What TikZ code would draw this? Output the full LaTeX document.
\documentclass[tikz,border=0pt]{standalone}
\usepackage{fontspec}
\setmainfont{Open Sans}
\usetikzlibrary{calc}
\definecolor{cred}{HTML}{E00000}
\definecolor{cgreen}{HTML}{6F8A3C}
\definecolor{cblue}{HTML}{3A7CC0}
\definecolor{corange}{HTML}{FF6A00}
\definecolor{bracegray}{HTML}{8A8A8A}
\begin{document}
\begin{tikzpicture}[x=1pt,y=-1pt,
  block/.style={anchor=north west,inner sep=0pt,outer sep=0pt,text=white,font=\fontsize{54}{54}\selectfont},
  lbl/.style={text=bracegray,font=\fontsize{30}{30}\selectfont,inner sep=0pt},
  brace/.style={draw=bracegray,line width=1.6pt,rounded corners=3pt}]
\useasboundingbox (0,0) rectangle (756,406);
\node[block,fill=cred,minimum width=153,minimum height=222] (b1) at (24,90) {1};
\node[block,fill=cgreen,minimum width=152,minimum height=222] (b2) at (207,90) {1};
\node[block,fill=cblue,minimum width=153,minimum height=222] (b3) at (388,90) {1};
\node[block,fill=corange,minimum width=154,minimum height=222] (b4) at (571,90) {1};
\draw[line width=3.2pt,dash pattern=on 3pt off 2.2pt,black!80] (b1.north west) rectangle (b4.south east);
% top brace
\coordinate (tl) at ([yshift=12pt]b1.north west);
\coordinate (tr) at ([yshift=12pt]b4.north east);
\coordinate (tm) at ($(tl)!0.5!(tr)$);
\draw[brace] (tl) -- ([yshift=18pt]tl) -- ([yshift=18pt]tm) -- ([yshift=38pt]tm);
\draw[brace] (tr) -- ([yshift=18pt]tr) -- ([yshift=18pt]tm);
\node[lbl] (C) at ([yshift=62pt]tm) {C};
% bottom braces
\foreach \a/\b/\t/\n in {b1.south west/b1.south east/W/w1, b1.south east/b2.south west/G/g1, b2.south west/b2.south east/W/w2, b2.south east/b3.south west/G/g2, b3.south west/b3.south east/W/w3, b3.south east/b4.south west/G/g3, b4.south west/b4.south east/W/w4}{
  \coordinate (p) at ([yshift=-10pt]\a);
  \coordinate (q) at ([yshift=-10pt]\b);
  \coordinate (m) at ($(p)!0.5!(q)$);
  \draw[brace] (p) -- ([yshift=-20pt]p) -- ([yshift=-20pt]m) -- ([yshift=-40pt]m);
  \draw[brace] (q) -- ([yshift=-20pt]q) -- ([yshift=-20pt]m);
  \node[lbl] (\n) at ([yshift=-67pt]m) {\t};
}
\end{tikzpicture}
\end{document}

===============

*What you need to do*.
Retype the listing exactly, in full.

*Answer to the problem*.
What TikZ code would draw this? Output the full LaTeX document.
\documentclass[tikz,border=0pt]{standalone}
\usepackage{fontspec}
\setmainfont{Open Sans}
\usetikzlibrary{calc}
\definecolor{cred}{HTML}{E00000}
\definecolor{cgreen}{HTML}{6F8A3C}
\definecolor{cblue}{HTML}{3A7CC0}
\definecolor{corange}{HTML}{FF6A00}
\definecolor{bracegray}{HTML}{8A8A8A}
\begin{document}
\begin{tikzpicture}[x=1pt,y=-1pt,
  block/.style={anchor=north west,inner sep=0pt,outer sep=0pt,text=white,font=\fontsize{54}{54}\selectfont},
  lbl/.style={text=bracegray,font=\fontsize{30}{30}\selectfont,inner sep=0pt},
  brace/.style={draw=bracegray,line width=1.6pt,rounded corners=3pt}]
\useasboundingbox (0,0) rectangle (756,406);
\node[block,fill=cred,minimum width=153,minimum height=222] (b1) at (24,90) {1};
\node[block,fill=cgreen,minimum width=152,minimum height=222] (b2) at (207,90) {1};
\node[block,fill=cblue,minimum width=153,minimum height=222] (b3) at (388,90) {1};
\node[block,fill=corange,minimum width=154,minimum height=222] (b4) at (571,90) {1};
\draw[line width=3.2pt,dash pattern=on 3pt off 2.2pt,black!80] (b1.north west) rectangle (b4.south east);
% top brace
\coordinate (tl) at ([yshift=12pt]b1.north west);
\coordinate (tr) at ([yshift=12pt]b4.north east);
\coordinate (tm) at ($(tl)!0.5!(tr)$);
\draw[brace] (tl) -- ([yshift=18pt]tl) -- ([yshift=18pt]tm) -- ([yshift=38pt]tm);
\draw[brace] (tr) -- ([yshift=18pt]tr) -- ([yshift=18pt]tm);
\node[lbl] (C) at ([yshift=62pt]tm) {C};
% bottom braces
\foreach \a/\b/\t/\n in {b1.south west/b1.south east/W/w1, b1.south east/b2.south west/G/g1, b2.south west/b2.south east/W/w2, b2.south east/b3.south west/G/g2, b3.south west/b3.south east/W/w3, b3.south east/b4.south west/G/g3, b4.south west/b4.south east/W/w4}{
  \coordinate (p) at ([yshift=-10pt]\a);
  \coordinate (q) at ([yshift=-10pt]\b);
  \coordinate (m) at ($(p)!0.5!(q)$);
  \draw[brace] (p) -- ([yshift=-20pt]p) -- ([yshift=-20pt]m) -- ([yshift=-40pt]m);
  \draw[brace] (q) -- ([yshift=-20pt]q) -- ([yshift=-20pt]m);
  \node[lbl] (\n) at ([yshift=-67pt]m) {\t};
}
\end{tikzpicture}
\end{document}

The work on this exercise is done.